A thorough reference of all Perl command line options is available at:
Thank you, that tempts me to go and look at perl. At the moment I tend to use simple awk, or a full python script. I find python really doesn't lend itself to "one line", or even particularly short, programs however. I keep meaning to go back and look at perl. I was tempted to wait for Perl 6, but I think the time has come to just look at Perl 5 :)
If you're genuinely curious about -lane, my favorite site for Perl one liners has gone the way of all flesh, but the Wayback Machine can still get you a copy[1].
Mostly chains of sort, uniq, sed, tr, comm and friends.
Anything that doesn't fit into 80 chars that way is usually a sure sign that it's time to reach for a real scripting language rather than brewing up one of those line-noise blobs.
Oh, and of course I don't mind when people use it on their shell-prompt.

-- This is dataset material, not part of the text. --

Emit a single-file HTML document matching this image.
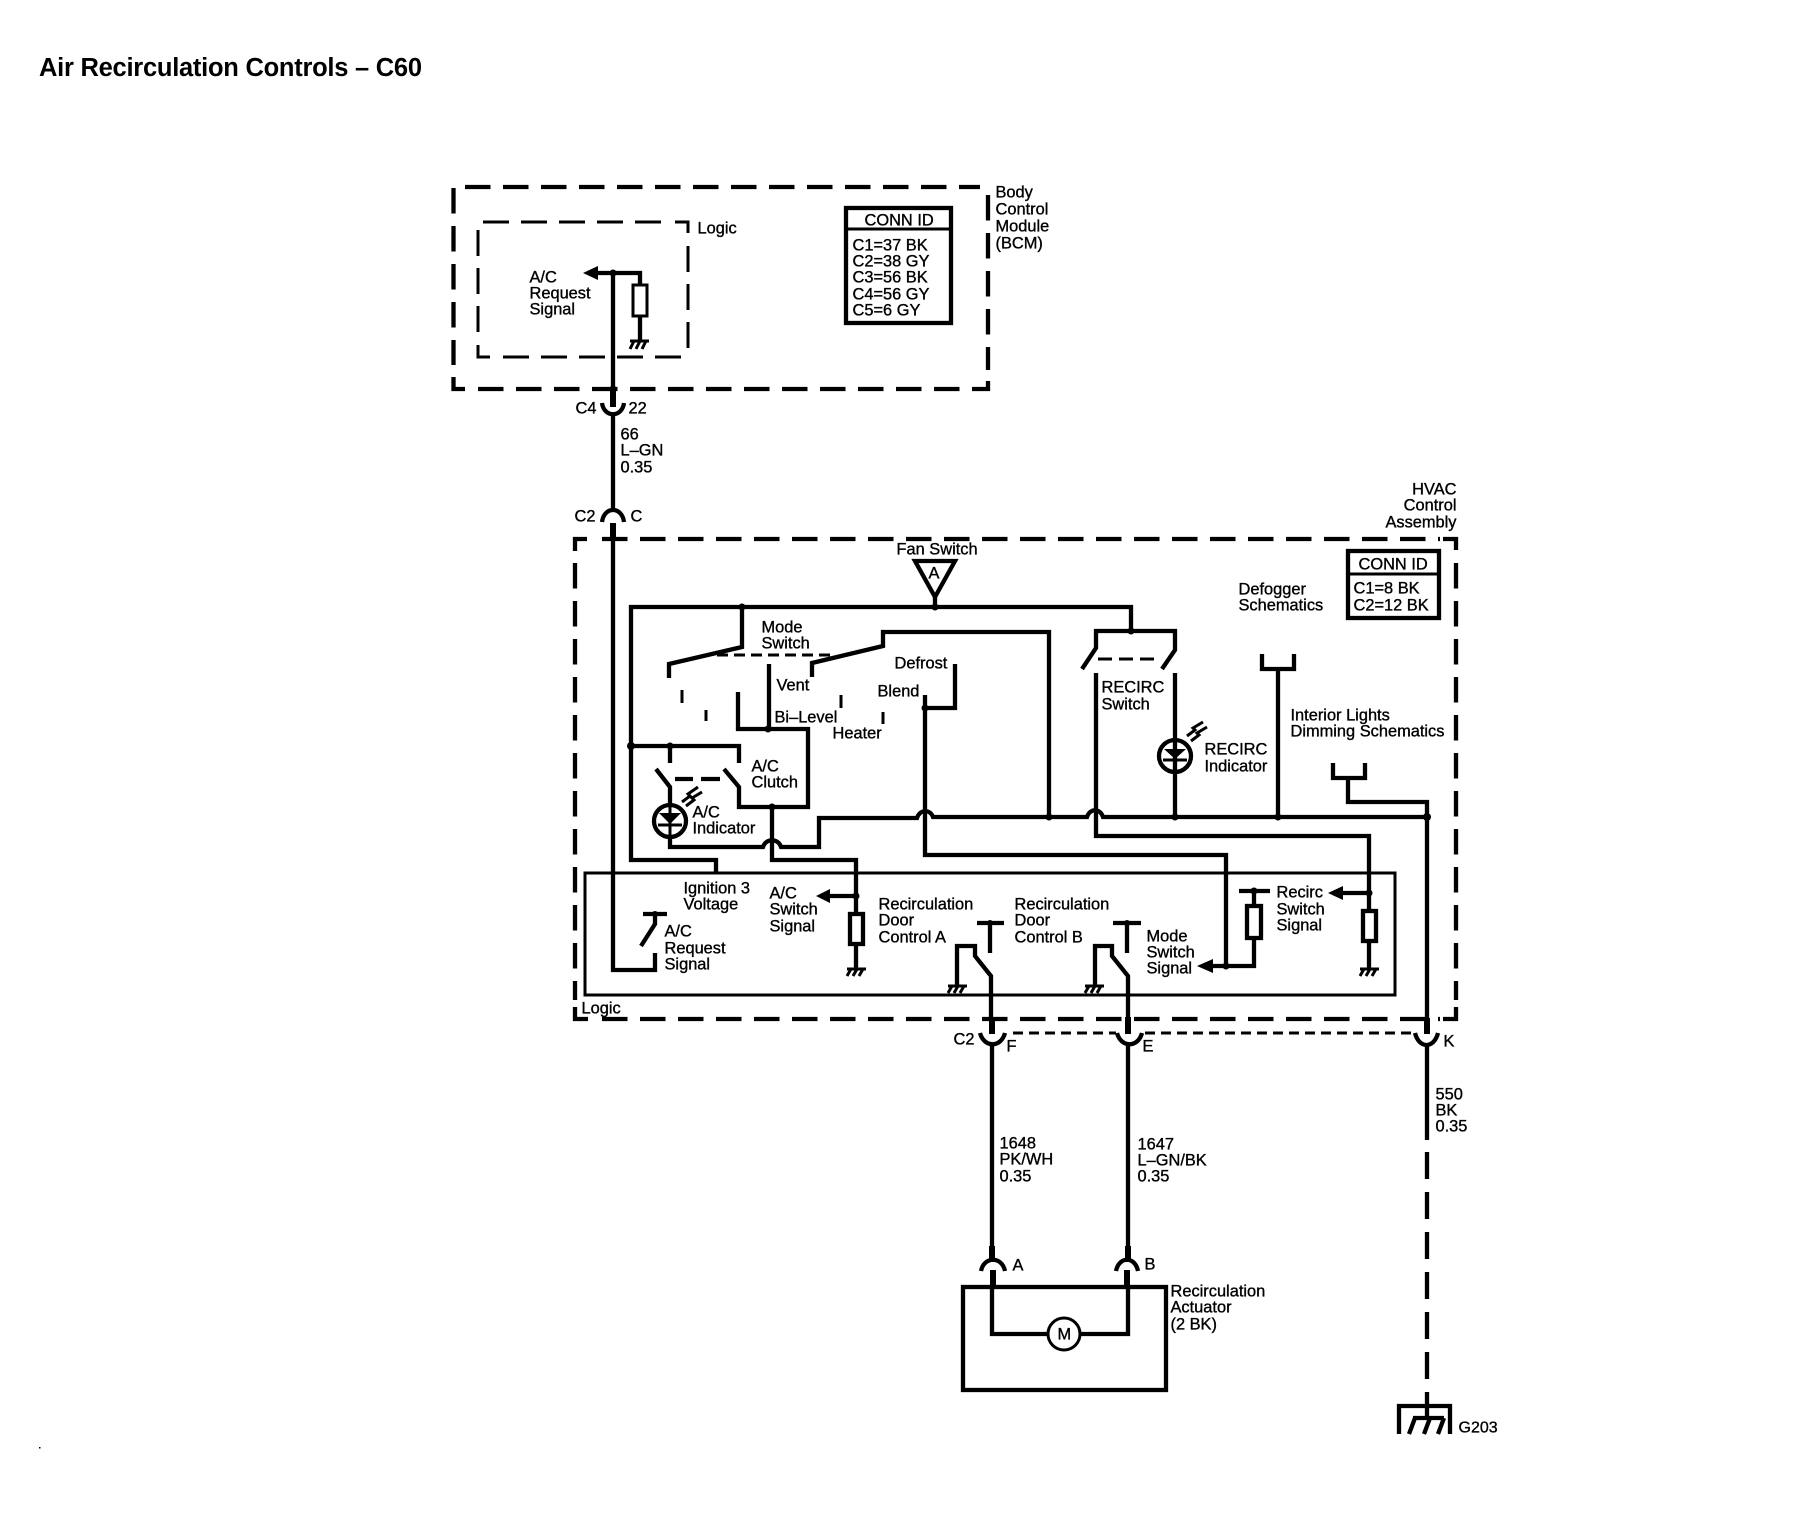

I do mind when I run into crap like this in a shell-script:
awk -F'>' '{ pack[$1]=pack[$1] $2 } END {for (val in pack) print val ">", "(" pack[val] ")"}'
Wait, you're buttressing your argument that people shouldn't use awk because it's 2011, by advocating equally complex command composition with more tools? I mean, I love sort and uniq but your opposition to awk sounds more like religious zealotry than anything rational.
"Mostly chains of sort, uniq, sed, tr, comm and friends."
Awk wasn't invented for lack of those things, Awk was invented to supplement those things. And for that purpose it is every bit as relevant today as it ever was.
P.S. Properly formatted, that awk line is perfectly sensible. I don't see what your issue here is.
Except that in awk the middle-ground between "could be trivially done without awk" and "illegible" is extremely narrow.
When I 'grep awk /usr/bin/*' then I see only two types of usages.
Most commonly it's used in place of grep, sed or cut for no obvious reason. Gladly less common but all the more annoying is when someone tries to go all "fancy" with it...
Awk has everything "real" languages have. The same math, flow control and data structures. It also has a subset of string mangling ops that give it the "illegible" appearance. But it is fine as a general purpose dynamic scripting language. As an example:
It could be clearer without the variable-name golfing and as a seperate .awk file (instead of a CLI one-liner) but it reads pretty much the same as C without any pesky type declarations.
btw, i suggest using gawk since it has date functions.